- [Exercise instructions] Copy out the data exactly, leaving the pictures behind.

- [Dataset extract]

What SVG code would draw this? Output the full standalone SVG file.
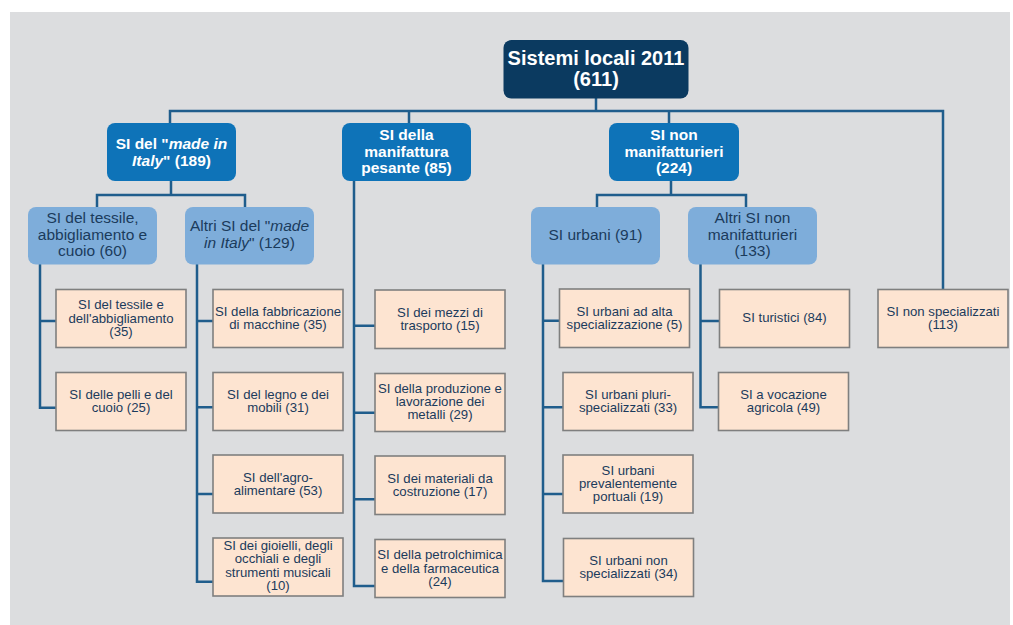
<svg xmlns="http://www.w3.org/2000/svg" width="1013" height="625" viewBox="0 0 1013 625">
<style>
.root{fill:#0b3a60;}
.l1{fill:#0e73b8;}
.l2{fill:#7eadda;}
.leaf{fill:#fde4d1;stroke:#7f7f7f;stroke-width:1.6;}
.conn{fill:none;stroke:#1f5d8c;stroke-width:2.5;}
text{font-family:"Liberation Sans",Arial,sans-serif;text-anchor:middle;}
.tw{fill:#ffffff;font-weight:bold;font-size:15.5px;}
.tr{fill:#ffffff;font-weight:bold;font-size:20px;}
.t2{fill:#1b3b5c;font-size:15.5px;}
.t3{fill:#1b3b5c;font-size:13.2px;}
.i{font-style:italic;}
</style>
<rect x="10" y="12" width="1000" height="613" fill="#dcdddf"/>
<g id="connectors">
<path class="conn" d="M596,98 V111 M170,124 V111 H943 V289.5 M409,111 V124 M669,111 V124"/>
<path class="conn" d="M171,181 V195 M97,207 V195 H245 V207"/>
<path class="conn" d="M671,181 V195 M597,207 V195 H746 V207"/>
<path class="conn" d="M40,264 V407.7 H56 M40,321 H56"/>
<path class="conn" d="M197,264 V581.7 H213 M197,321 H213 M197,407.3 H213 M197,494 H213"/>
<path class="conn" d="M354,181 V586 H375 M354,325.7 H375 M354,412.7 H375 M354,499.3 H375"/>
<path class="conn" d="M543,264 V581 H563.5 M543,320.7 H559.5 M543,407.3 H563 M543,494 H563"/>
<path class="conn" d="M700.5,264 V407.3 H718.5 M700.5,321 H719.5"/>
</g>
<g id="n-root"><rect class="root" x="503.5" y="40" width="185" height="58.5" rx="8"/>
<text class="tr" x="596" y="65">Sistemi locali 2011</text><text class="tr" x="596" y="86">(611)</text></g>
<g id="n-made"><rect class="l1" x="107" y="123" width="129" height="58" rx="8"/>
<text class="tw" x="171.5" y="149">SI del "<tspan class="i">made in</tspan></text>
<text class="tw" x="171.5" y="166"><tspan class="i">Italy</tspan>" (189)</text></g>
<g id="n-pesante"><rect class="l1" x="342" y="123" width="129" height="58" rx="8"/>
<text class="tw" x="406.5" y="140">SI della</text><text class="tw" x="406.5" y="156.5">manifattura</text><text class="tw" x="406.5" y="172.5">pesante (85)</text></g>
<g id="n-nonman"><rect class="l1" x="609" y="123" width="130" height="58" rx="8"/>
<text class="tw" x="674" y="140">SI non</text><text class="tw" x="674" y="156.5">manifatturieri</text><text class="tw" x="674" y="172.5">(224)</text></g>
<g id="n-tessile60"><rect class="l2" x="28" y="207" width="129" height="57.5" rx="8"/>
<text class="t2" x="92.5" y="223">SI del tessile,</text><text class="t2" x="92.5" y="239.5">abbigliamento e</text><text class="t2" x="92.5" y="255.5">cuoio (60)</text></g>
<g id="n-altrimade"><rect class="l2" x="185" y="207" width="129" height="57.5" rx="8"/>
<text class="t2" x="249.5" y="231">Altri SI del "<tspan class="i">made</tspan></text>
<text class="t2" x="249.5" y="247.5"><tspan class="i">in Italy</tspan>" (129)</text></g>
<g id="n-urbani"><rect class="l2" x="531" y="207" width="129" height="57.5" rx="8"/>
<text class="t2" x="595.5" y="240">SI urbani (91)</text></g>
<g id="n-altrinon"><rect class="l2" x="688" y="207" width="129" height="57.5" rx="8"/>
<text class="t2" x="752.5" y="223">Altri SI non</text><text class="t2" x="752.5" y="239.5">manifatturieri</text><text class="t2" x="752.5" y="255.5">(133)</text></g>
<g id="n-tessile35"><rect class="leaf" x="56" y="289.5" width="130" height="58"/>
<text class="t3" x="121" y="309.3">SI del tessile e</text><text class="t3" x="121" y="322.7">dell'abbigliamento</text><text class="t3" x="121" y="336">(35)</text></g>
<g id="n-pelli"><rect class="leaf" x="56" y="372.5" width="130" height="58"/>
<text class="t3" x="121" y="399">SI delle pelli e del</text><text class="t3" x="121" y="412.3">cuoio (25)</text></g>
<g id="n-macchine"><rect class="leaf" x="213" y="289.5" width="130" height="58"/>
<text class="t3" x="278" y="316">SI della fabbricazione</text><text class="t3" x="278" y="329.3">di macchine (35)</text></g>
<g id="n-legno"><rect class="leaf" x="213" y="372.5" width="130" height="58"/>
<text class="t3" x="278" y="399">SI del legno e dei</text><text class="t3" x="278" y="412.3">mobili (31)</text></g>
<g id="n-agro"><rect class="leaf" x="213" y="455" width="130" height="58"/>
<text class="t3" x="278" y="481.7">SI dell'agro-</text><text class="t3" x="278" y="495">alimentare (53)</text></g>
<g id="n-gioielli"><rect class="leaf" x="213" y="538" width="130" height="58"/>
<text class="t3" x="278" y="550">SI dei gioielli, degli</text><text class="t3" x="278" y="563.3">occhiali e degli</text><text class="t3" x="278" y="576.7">strumenti musicali</text><text class="t3" x="278" y="590">(10)</text></g>
<g id="n-mezzi"><rect class="leaf" x="375" y="290" width="130" height="58.5"/>
<text class="t3" x="440" y="316.7">SI dei mezzi di</text><text class="t3" x="440" y="330">trasporto (15)</text></g>
<g id="n-metalli"><rect class="leaf" x="375" y="373.5" width="130" height="58"/>
<text class="t3" x="440" y="392.7">SI della produzione e</text><text class="t3" x="440" y="406">lavorazione dei</text><text class="t3" x="440" y="419.3">metalli (29)</text></g>
<g id="n-materiali"><rect class="leaf" x="375" y="456" width="130" height="58.5"/>
<text class="t3" x="440" y="482.7">SI dei materiali da</text><text class="t3" x="440" y="496">costruzione (17)</text></g>
<g id="n-petrol"><rect class="leaf" x="375" y="539.5" width="130" height="58"/>
<text class="t3" x="440" y="559.3">SI della petrolchimica</text><text class="t3" x="440" y="572.7">e della farmaceutica</text><text class="t3" x="440" y="586">(24)</text></g>
<g id="n-urbalta"><rect class="leaf" x="559.5" y="289" width="130" height="58.5"/>
<text class="t3" x="624.5" y="316">SI urbani ad alta</text><text class="t3" x="624.5" y="329.3">specializzazione (5)</text></g>
<g id="n-urbpluri"><rect class="leaf" x="563" y="372.5" width="130" height="58"/>
<text class="t3" x="628" y="399">SI urbani pluri-</text><text class="t3" x="628" y="412.3">specializzati (33)</text></g>
<g id="n-urbport"><rect class="leaf" x="563" y="455" width="130" height="58"/>
<text class="t3" x="628" y="474.7">SI urbani</text><text class="t3" x="628" y="488">prevalentemente</text><text class="t3" x="628" y="501.3">portuali (19)</text></g>
<g id="n-urbnon"><rect class="leaf" x="563.5" y="538.5" width="130" height="58"/>
<text class="t3" x="628.5" y="565">SI urbani non</text><text class="t3" x="628.5" y="578.3">specializzati (34)</text></g>
<g id="n-turistici"><rect class="leaf" x="719.5" y="289.5" width="130" height="58"/>
<text class="t3" x="784.5" y="321.7">SI turistici (84)</text></g>
<g id="n-agricola"><rect class="leaf" x="718.5" y="372.5" width="130" height="58"/>
<text class="t3" x="783.5" y="399">SI a vocazione</text><text class="t3" x="783.5" y="412.3">agricola (49)</text></g>
<g id="n-nonspec"><rect class="leaf" x="878" y="289.5" width="130" height="58"/>
<text class="t3" x="943" y="316">SI non specializzati</text><text class="t3" x="943" y="329.3">(113)</text></g>
</svg>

- [Result]
What SVG code would draw this? Output the full standalone SVG file.
<svg xmlns="http://www.w3.org/2000/svg" width="1013" height="625" viewBox="0 0 1013 625">
<style>
.root{fill:#0b3a60;}
.l1{fill:#0e73b8;}
.l2{fill:#7eadda;}
.leaf{fill:#fde4d1;stroke:#7f7f7f;stroke-width:1.6;}
.conn{fill:none;stroke:#1f5d8c;stroke-width:2.5;}
text{font-family:"Liberation Sans",Arial,sans-serif;text-anchor:middle;}
.tw{fill:#ffffff;font-weight:bold;font-size:15.5px;}
.tr{fill:#ffffff;font-weight:bold;font-size:20px;}
.t2{fill:#1b3b5c;font-size:15.5px;}
.t3{fill:#1b3b5c;font-size:13.2px;}
.i{font-style:italic;}
</style>
<rect x="10" y="12" width="1000" height="613" fill="#dcdddf"/>
<g id="connectors">
<path class="conn" d="M596,98 V111 M170,124 V111 H943 V289.5 M409,111 V124 M669,111 V124"/>
<path class="conn" d="M171,181 V195 M97,207 V195 H245 V207"/>
<path class="conn" d="M671,181 V195 M597,207 V195 H746 V207"/>
<path class="conn" d="M40,264 V407.7 H56 M40,321 H56"/>
<path class="conn" d="M197,264 V581.7 H213 M197,321 H213 M197,407.3 H213 M197,494 H213"/>
<path class="conn" d="M354,181 V586 H375 M354,325.7 H375 M354,412.7 H375 M354,499.3 H375"/>
<path class="conn" d="M543,264 V581 H563.5 M543,320.7 H559.5 M543,407.3 H563 M543,494 H563"/>
<path class="conn" d="M700.5,264 V407.3 H718.5 M700.5,321 H719.5"/>
</g>
<g id="n-root"><rect class="root" x="503.5" y="40" width="185" height="58.5" rx="8"/>
<text class="tr" x="596" y="65">Sistemi locali 2011</text><text class="tr" x="596" y="86">(611)</text></g>
<g id="n-made"><rect class="l1" x="107" y="123" width="129" height="58" rx="8"/>
<text class="tw" x="171.5" y="149">SI del "<tspan class="i">made in</tspan></text>
<text class="tw" x="171.5" y="166"><tspan class="i">Italy</tspan>" (189)</text></g>
<g id="n-pesante"><rect class="l1" x="342" y="123" width="129" height="58" rx="8"/>
<text class="tw" x="406.5" y="140">SI della</text><text class="tw" x="406.5" y="156.5">manifattura</text><text class="tw" x="406.5" y="172.5">pesante (85)</text></g>
<g id="n-nonman"><rect class="l1" x="609" y="123" width="130" height="58" rx="8"/>
<text class="tw" x="674" y="140">SI non</text><text class="tw" x="674" y="156.5">manifatturieri</text><text class="tw" x="674" y="172.5">(224)</text></g>
<g id="n-tessile60"><rect class="l2" x="28" y="207" width="129" height="57.5" rx="8"/>
<text class="t2" x="92.5" y="223">SI del tessile,</text><text class="t2" x="92.5" y="239.5">abbigliamento e</text><text class="t2" x="92.5" y="255.5">cuoio (60)</text></g>
<g id="n-altrimade"><rect class="l2" x="185" y="207" width="129" height="57.5" rx="8"/>
<text class="t2" x="249.5" y="231">Altri SI del "<tspan class="i">made</tspan></text>
<text class="t2" x="249.5" y="247.5"><tspan class="i">in Italy</tspan>" (129)</text></g>
<g id="n-urbani"><rect class="l2" x="531" y="207" width="129" height="57.5" rx="8"/>
<text class="t2" x="595.5" y="240">SI urbani (91)</text></g>
<g id="n-altrinon"><rect class="l2" x="688" y="207" width="129" height="57.5" rx="8"/>
<text class="t2" x="752.5" y="223">Altri SI non</text><text class="t2" x="752.5" y="239.5">manifatturieri</text><text class="t2" x="752.5" y="255.5">(133)</text></g>
<g id="n-tessile35"><rect class="leaf" x="56" y="289.5" width="130" height="58"/>
<text class="t3" x="121" y="309.3">SI del tessile e</text><text class="t3" x="121" y="322.7">dell'abbigliamento</text><text class="t3" x="121" y="336">(35)</text></g>
<g id="n-pelli"><rect class="leaf" x="56" y="372.5" width="130" height="58"/>
<text class="t3" x="121" y="399">SI delle pelli e del</text><text class="t3" x="121" y="412.3">cuoio (25)</text></g>
<g id="n-macchine"><rect class="leaf" x="213" y="289.5" width="130" height="58"/>
<text class="t3" x="278" y="316">SI della fabbricazione</text><text class="t3" x="278" y="329.3">di macchine (35)</text></g>
<g id="n-legno"><rect class="leaf" x="213" y="372.5" width="130" height="58"/>
<text class="t3" x="278" y="399">SI del legno e dei</text><text class="t3" x="278" y="412.3">mobili (31)</text></g>
<g id="n-agro"><rect class="leaf" x="213" y="455" width="130" height="58"/>
<text class="t3" x="278" y="481.7">SI dell'agro-</text><text class="t3" x="278" y="495">alimentare (53)</text></g>
<g id="n-gioielli"><rect class="leaf" x="213" y="538" width="130" height="58"/>
<text class="t3" x="278" y="550">SI dei gioielli, degli</text><text class="t3" x="278" y="563.3">occhiali e degli</text><text class="t3" x="278" y="576.7">strumenti musicali</text><text class="t3" x="278" y="590">(10)</text></g>
<g id="n-mezzi"><rect class="leaf" x="375" y="290" width="130" height="58.5"/>
<text class="t3" x="440" y="316.7">SI dei mezzi di</text><text class="t3" x="440" y="330">trasporto (15)</text></g>
<g id="n-metalli"><rect class="leaf" x="375" y="373.5" width="130" height="58"/>
<text class="t3" x="440" y="392.7">SI della produzione e</text><text class="t3" x="440" y="406">lavorazione dei</text><text class="t3" x="440" y="419.3">metalli (29)</text></g>
<g id="n-materiali"><rect class="leaf" x="375" y="456" width="130" height="58.5"/>
<text class="t3" x="440" y="482.7">SI dei materiali da</text><text class="t3" x="440" y="496">costruzione (17)</text></g>
<g id="n-petrol"><rect class="leaf" x="375" y="539.5" width="130" height="58"/>
<text class="t3" x="440" y="559.3">SI della petrolchimica</text><text class="t3" x="440" y="572.7">e della farmaceutica</text><text class="t3" x="440" y="586">(24)</text></g>
<g id="n-urbalta"><rect class="leaf" x="559.5" y="289" width="130" height="58.5"/>
<text class="t3" x="624.5" y="316">SI urbani ad alta</text><text class="t3" x="624.5" y="329.3">specializzazione (5)</text></g>
<g id="n-urbpluri"><rect class="leaf" x="563" y="372.5" width="130" height="58"/>
<text class="t3" x="628" y="399">SI urbani pluri-</text><text class="t3" x="628" y="412.3">specializzati (33)</text></g>
<g id="n-urbport"><rect class="leaf" x="563" y="455" width="130" height="58"/>
<text class="t3" x="628" y="474.7">SI urbani</text><text class="t3" x="628" y="488">prevalentemente</text><text class="t3" x="628" y="501.3">portuali (19)</text></g>
<g id="n-urbnon"><rect class="leaf" x="563.5" y="538.5" width="130" height="58"/>
<text class="t3" x="628.5" y="565">SI urbani non</text><text class="t3" x="628.5" y="578.3">specializzati (34)</text></g>
<g id="n-turistici"><rect class="leaf" x="719.5" y="289.5" width="130" height="58"/>
<text class="t3" x="784.5" y="321.7">SI turistici (84)</text></g>
<g id="n-agricola"><rect class="leaf" x="718.5" y="372.5" width="130" height="58"/>
<text class="t3" x="783.5" y="399">SI a vocazione</text><text class="t3" x="783.5" y="412.3">agricola (49)</text></g>
<g id="n-nonspec"><rect class="leaf" x="878" y="289.5" width="130" height="58"/>
<text class="t3" x="943" y="316">SI non specializzati</text><text class="t3" x="943" y="329.3">(113)</text></g>
</svg>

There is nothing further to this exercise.